The lighting is purple—mainly. Tinged with a bit of blue on the edges, it fractures through the straight-edged tables and chairs posed on the black stage. The light cloaks the hushed crowd in the University Theatre, slipping into the crevices between the velvety seats and pooling on the concrete floor. We hold our breath as the actress paces on the stage; sways slightly as if savoring the taste of her words; opens her mouth and lets the sharpness clatter out. Every word cuts: they’re desperate and gasping, straining to reach for some kind of meaning we can’t quite hear. She stands still. Silence feels like glass here.
Stefani Kuo’s (PC ’17) delicacy of a puffin heart quivered with vicious emotion from February 15 to 17, presented by the Yale Dramatic Association in collaboration with the Asian American Collective of Theatermakers. Directed by Alastair Rao (SY ’26) and Alicia Shen (PC ’26), and stage managed by Thomas Kannam (GH ’26), this play weaves together two storylines: Meryl (Millie Liao, SM ’27) and Ana Sofia (Angelica Peruzzi, SY ’27) attempt to create a family through in-vitro fertilization amidst Meryl’s mental illness; twenty years later, their daughter Robyn (Jessica Le, DC ’27) and her friend Hadley (Jane Park, PC ’26) struggle to balance their friendship amidst Hadley’s cancer. Mother and daughter move alongside each other in different timelines—both stories are rooted within the unchanging setting of one apartment, grappling with vulnerability and what it means to ask for love. There’s a particularly funny moment when the scene change from Robyn’s apartment to Paula’s (Chloe Nguyen, SY ’26) is marked by dragging in a single table with an MCAT practice book solemnly lodged in its shelf. The play is earnest, in more ways than this.
The orange lighting envelops Robyn and Hadley in a harmonious warmth; Meryl and Ana Sofia, helplessly stuck in the past, are left in the shadows as they lie together on the couch. The characters cling to each other in a warmth fused from the collective pain/joy/grief of being a woman and wanting more—to successfully mother a baby; to have a complete family; to not be left alone; to be good at what they were expected to do; to deserve love in spite of their efforts to prove otherwise.
When I went to see delicacy of a puffin heart on Friday, February 16, I was first drawn to the title. A heart of a puffin, delicate and feathered in a mysterious vulnerability—it had to mean something. I walked in, a companion close behind me, and expected to be changed. It was, admittedly, an ambitious goal. How often are you changed by art?
All the characters are searching for something—they’re chained to an obsessive dedication founded by the basis of their heritage, echoing the narratives of because I am Korean/Chinese/Asian I must succeed at this, and I need to do this for my family so I can be seen and understood. Hadley strives to succeed in school for acknowledgement from her traditional Korean father. She’s an interesting character—earnest and helplessly vulnerable to the struggles of people around her. Her shared apartment with Robyn is haunted by memories of mothers who are not her own; her friend Paula only blabs about her boyfriend; Robyn’s sickness worsens and colors everything between them. Hadley shouts and cries and claws through it all, armed with that Asian tenacity and a weariness of trying to live life. We never see Hadley’s family or Paula’s boyfriend, but the stakes are intensified in their absence: the characters carry on with the burden of a greater reason than themselves to live for.

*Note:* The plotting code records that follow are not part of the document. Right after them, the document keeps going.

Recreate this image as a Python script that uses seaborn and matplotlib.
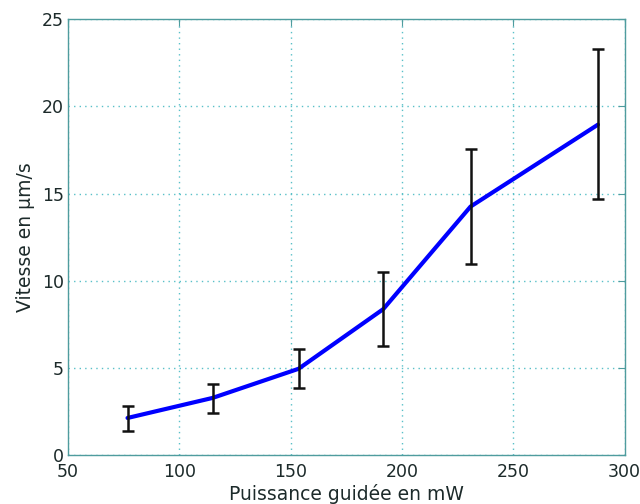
import matplotlib
matplotlib.use("Agg")
import matplotlib.pyplot as plt
import numpy as np
import pandas as pd
import seaborn as sns

# Guided power (mW) and measured speed (um/s) with error bar limits
POWER_MW = [76.8, 115.0, 153.6, 191.6, 230.8, 288.0]
SPEED = [2.13, 3.28, 4.95, 8.37, 14.25, 18.95]
SPEED_LOW = [1.37, 2.44, 3.82, 6.23, 10.96, 14.7]
SPEED_HIGH = [2.84, 4.10, 6.11, 10.52, 17.57, 23.28]

X_TICKS = [50, 100, 150, 200, 250, 300]
Y_TICKS = [0, 5, 10, 15, 20, 25]

AXIS_COLOR = "#4f9c9e"
GRID_COLOR = "#58c0c8"
TEXT_COLOR = "#1c2a2a"

sns.set_style("whitegrid")
plt.rcParams["font.family"] = ["DejaVu Sans"]

df = pd.DataFrame({"power": POWER_MW, "speed": SPEED,
                   "low": SPEED_LOW, "high": SPEED_HIGH})

fig = plt.figure(figsize=(6.4, 5.04), dpi=100)
ax = fig.add_axes([0.106, 0.097, 0.870, 0.865])

sns.lineplot(data=df, x="power", y="speed", ax=ax, color="#0000ff",
             linewidth=3, zorder=3)
yerr = np.vstack([df["speed"] - df["low"], df["high"] - df["speed"]])
ax.errorbar(df["power"], df["speed"], yerr=yerr, fmt="none", ecolor="#111111",
            elinewidth=1.8, capsize=4, capthick=1.8, zorder=4)

ax.set_xlim(50, 300)
ax.set_ylim(0, 25)
ax.set_xticks(X_TICKS)
ax.set_yticks(Y_TICKS)
ax.grid(True, linestyle=(0, (1, 3)), color=GRID_COLOR, linewidth=1.0)
for s in ax.spines.values():
    s.set_visible(True)
    s.set_color(AXIS_COLOR)
    s.set_linewidth(1.0)
ax.tick_params(direction="in", length=5, width=0.8, color=AXIS_COLOR,
               top=True, right=True, labelsize=12.5, labelcolor=TEXT_COLOR)
ax.tick_params(axis="x", pad=6)
ax.tick_params(axis="y", pad=3)

ax.set_xlabel("Puissance guidée en mW", fontsize=13.5, color=TEXT_COLOR, labelpad=2)
ax.set_ylabel("Vitesse en µm/s", fontsize=13.5, color=TEXT_COLOR, labelpad=5)

fig.savefig("out.png", dpi=100)
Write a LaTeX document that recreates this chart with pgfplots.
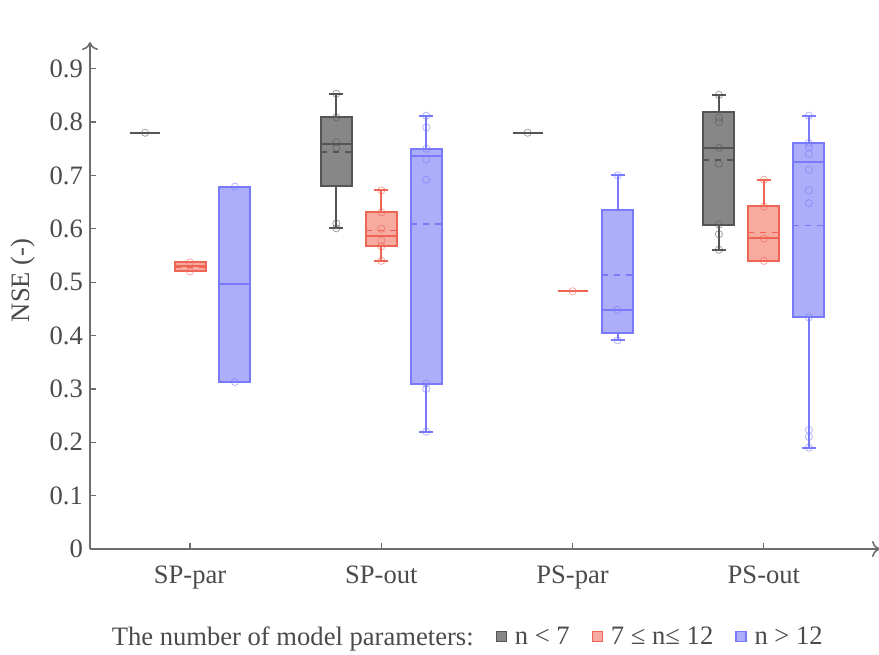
\documentclass[border=0pt]{standalone}
\usepackage{fontspec}
\setmainfont{Liberation Serif}
\usepackage{pgfplots}
\pgfplotsset{compat=1.18}
\usepgfplotslibrary{statistics}
\usetikzlibrary{arrows.meta}

\definecolor{gfill}{RGB}{135,135,135}
\definecolor{gedge}{RGB}{85,85,85}
\definecolor{rfill}{RGB}{246,170,160}
\definecolor{redge}{RGB}{238,100,85}
\definecolor{bfill}{RGB}{172,174,250}
\definecolor{bedge}{RGB}{120,122,250}
\definecolor{axgray}{RGB}{110,110,110}
\definecolor{txtgray}{RGB}{75,75,75}
\newcommand\chartfont{\fontsize{13.3}{16}\selectfont}

\pgfplotsset{
  gbox/.style={draw=gedge, fill=gfill, line width=1pt, solid},
  rbox/.style={draw=redge, fill=rfill, line width=1pt, solid},
  bbox/.style={draw=bedge, fill=bfill, line width=1pt, solid},
  gpts/.style={only marks, mark=o, mark size=1.8pt, gedge, opacity=0.55, forget plot},
  rpts/.style={only marks, mark=o, mark size=1.8pt, redge, opacity=0.55, forget plot},
  bpts/.style={only marks, mark=o, mark size=1.8pt, bedge, opacity=0.55, forget plot},
}

\begin{document}
\begin{tikzpicture}
\begin{axis}[
  scale only axis, width=395pt, height=253.5pt,
  xmin=0.477, xmax=4.607, ymin=0, ymax=0.95,
  axis lines=left,
  axis line style={axgray, line width=0.8pt, -{To[length=4pt,width=8pt]}},
  xtick={1,2,3,4},
  xticklabels={SP-par,SP-out,PS-par,PS-out},
  ytick={0,0.1,0.2,0.3,0.4,0.5,0.6,0.7,0.8,0.9},
  yticklabel style={/pgf/number format/fixed, /pgf/number format/precision=1},
  /pgf/number format/assume math mode=true,
  tick align=inside, major tick length=3pt,
  tick style={axgray, line width=0.6pt},
  ticklabel style={font=\chartfont, text=txtgray},
  xticklabel style={yshift=-5pt},
  ylabel={NSE (-)},
  every axis y label/.style={at={(axis description cs:-0.085,0.53)}, rotate=90, anchor=center, font=\chartfont, text=txtgray},
  clip=false,
  boxplot/draw direction=y,
  boxplot/box extend=0.162,
  boxplot/whisker extend=0.073,
  legend columns=-1,
  legend style={draw=none, fill=none, font=\chartfont, text=txtgray,
    at={(axis description cs:0.475,-0.174)}, anchor=center,
    /tikz/every even column/.append style={column sep=9pt},
    /tikz/every odd column/.append style={column sep=2pt}},
]
% ---------------- SP-par (x = 1)
\addplot[gedge, line width=1pt, forget plot] coordinates {(0.687,0.780) (0.843,0.780)};
\addplot[gpts] coordinates {(0.765,0.780)};
\addplot[rbox, forget plot, boxplot prepared={lower whisker=0.520, lower quartile=0.520, median=0.530, upper quartile=0.537, upper whisker=0.537, draw position=1.0}] coordinates {};
\addplot[redge, dashed, line width=0.7pt, forget plot] coordinates {(0.919,0.527) (1.081,0.527)};
\addplot[rpts] coordinates {(1.0,0.537) (1.0,0.520)};
\addplot[bbox, forget plot, boxplot prepared={lower whisker=0.313, lower quartile=0.313, median=0.496, upper quartile=0.679, upper whisker=0.679, draw position=1.235}] coordinates {};
\addplot[bpts] coordinates {(1.235,0.679) (1.235,0.313)};
% ---------------- SP-out (x = 2)
\addplot[gbox, forget plot, boxplot prepared={lower whisker=0.601, lower quartile=0.680, median=0.758, upper quartile=0.809, upper whisker=0.853, draw position=1.765}] coordinates {};
\addplot[gedge, dashed, line width=0.8pt, forget plot] coordinates {(1.684,0.744) (1.846,0.744)};
\addplot[gpts] coordinates {(1.765,0.853) (1.765,0.809) (1.765,0.762) (1.765,0.752) (1.765,0.610) (1.765,0.601)};
\addplot[rbox, forget plot, boxplot prepared={lower whisker=0.540, lower quartile=0.567, median=0.586, upper quartile=0.631, upper whisker=0.672, draw position=2.0}] coordinates {};
\addplot[redge, dashed, line width=0.8pt, forget plot] coordinates {(1.919,0.597) (2.081,0.597)};
\addplot[rpts] coordinates {(2.0,0.672) (2.0,0.631) (2.0,0.600) (2.0,0.578) (2.0,0.567) (2.0,0.540)};
\addplot[bbox, forget plot, boxplot prepared={lower whisker=0.220, lower quartile=0.310, median=0.737, upper quartile=0.750, upper whisker=0.812, draw position=2.235}] coordinates {};
\addplot[bedge, dashed, line width=0.8pt, forget plot] coordinates {(2.154,0.609) (2.316,0.609)};
\addplot[bpts] coordinates {(2.235,0.812) (2.235,0.790) (2.235,0.750) (2.235,0.730) (2.235,0.692) (2.235,0.310) (2.235,0.300) (2.235,0.220)};
% ---------------- PS-par (x = 3)
\addplot[gedge, line width=1pt, forget plot] coordinates {(2.687,0.780) (2.843,0.780)};
\addplot[gpts] coordinates {(2.765,0.780)};
\addplot[redge, line width=1pt, forget plot] coordinates {(2.922,0.483) (3.078,0.483)};
\addplot[rpts] coordinates {(3.0,0.483)};
\addplot[bbox, forget plot, boxplot prepared={lower whisker=0.391, lower quartile=0.405, median=0.448, upper quartile=0.636, upper whisker=0.700, draw position=3.235}] coordinates {};
\addplot[bedge, dashed, line width=0.8pt, forget plot] coordinates {(3.154,0.513) (3.316,0.513)};
\addplot[bpts] coordinates {(3.235,0.700) (3.235,0.448) (3.235,0.391)};
% ---------------- PS-out (x = 4)
\addplot[gbox, forget plot, boxplot prepared={lower whisker=0.561, lower quartile=0.608, median=0.751, upper quartile=0.818, upper whisker=0.851, draw position=3.765}] coordinates {};
\addplot[gedge, dashed, line width=0.8pt, forget plot] coordinates {(3.684,0.729) (3.846,0.729)};
\addplot[gpts] coordinates {(3.765,0.851) (3.765,0.808) (3.765,0.800) (3.765,0.752) (3.765,0.722) (3.765,0.608) (3.765,0.590) (3.765,0.561)};
\addplot[rbox, forget plot, boxplot prepared={lower whisker=0.540, lower quartile=0.540, median=0.582, upper quartile=0.642, upper whisker=0.692, draw position=4.0}] coordinates {};
\addplot[redge, dashed, line width=0.8pt, forget plot] coordinates {(3.919,0.593) (4.081,0.593)};
\addplot[rpts] coordinates {(4.0,0.692) (4.0,0.642) (4.0,0.582) (4.0,0.540)};
\addplot[bbox, forget plot, boxplot prepared={lower whisker=0.190, lower quartile=0.434, median=0.725, upper quartile=0.761, upper whisker=0.812, draw position=4.235}] coordinates {};
\addplot[bedge, dashed, line width=0.8pt, forget plot] coordinates {(4.154,0.606) (4.316,0.606)};
\addplot[bpts] coordinates {(4.235,0.812) (4.235,0.761) (4.235,0.753) (4.235,0.740) (4.235,0.711) (4.235,0.672) (4.235,0.648) (4.235,0.434) (4.235,0.223) (4.235,0.210) (4.235,0.190)};
% ---------------- legend
\addlegendimage{empty legend}
\addlegendentry{The number of model parameters:}
\addlegendimage{legend image code/.code={\draw[draw=gedge,fill=gfill,line width=0.6pt] (0pt,-2.3pt) rectangle (5pt,2.7pt);}}
\addlegendentry{n < 7}
\addlegendimage{legend image code/.code={\draw[draw=redge,fill=rfill,line width=0.6pt] (0pt,-2.3pt) rectangle (5pt,2.7pt);}}
\addlegendentry{7 ≤ n≤ 12}
\addlegendimage{legend image code/.code={\draw[draw=bedge,fill=bfill,line width=0.6pt] (0pt,-2.3pt) rectangle (5pt,2.7pt);}}
\addlegendentry{n > 12}
\end{axis}
\pgfresetboundingbox
\path (current axis.south west) ++(-45pt,-52.5pt) rectangle ++(439.5pt,327pt);
\end{tikzpicture}
\end{document}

But sometimes life is too hard. With every question beginning each scene, the characters probe into a world that becomes more flawed, more unrecognizable, more broken. But they try, earnestly as everything in this play is, to offer every part of themselves. Ana Sofia gives her body to carry her child with Meryl, and patiently tends to her partner in spite of the mess of her mental illness. There could be hope, we think. Things could change. But then Ana Sofia leaves, and we’re left with the uncomfortable truth once again: sometimes loving isn’t enough. There are limits to how much we can give, to how long we can stay.
As I left the theater, a headache blooming in my temples, I blinked wearily at the blinding streetlights. Looked up and watched my breath fog towards the shockingly bright moon, clear and white against the night sky. Sometimes loving isn’t enough—I let it mull in my mouth and ripen into the familiar feeling of wanting to cry. The residue of desperation ached in my throat: the familiar plea for someone to be gentle with you—to look at you and keep looking.
The warmth of the light clung to the wooden doors of the theater; lapped at the soles of my shoes on the stairs before slipping away. I gripped a hand, warm in mine, and prayed that when I chose love, I would be deserving of it back.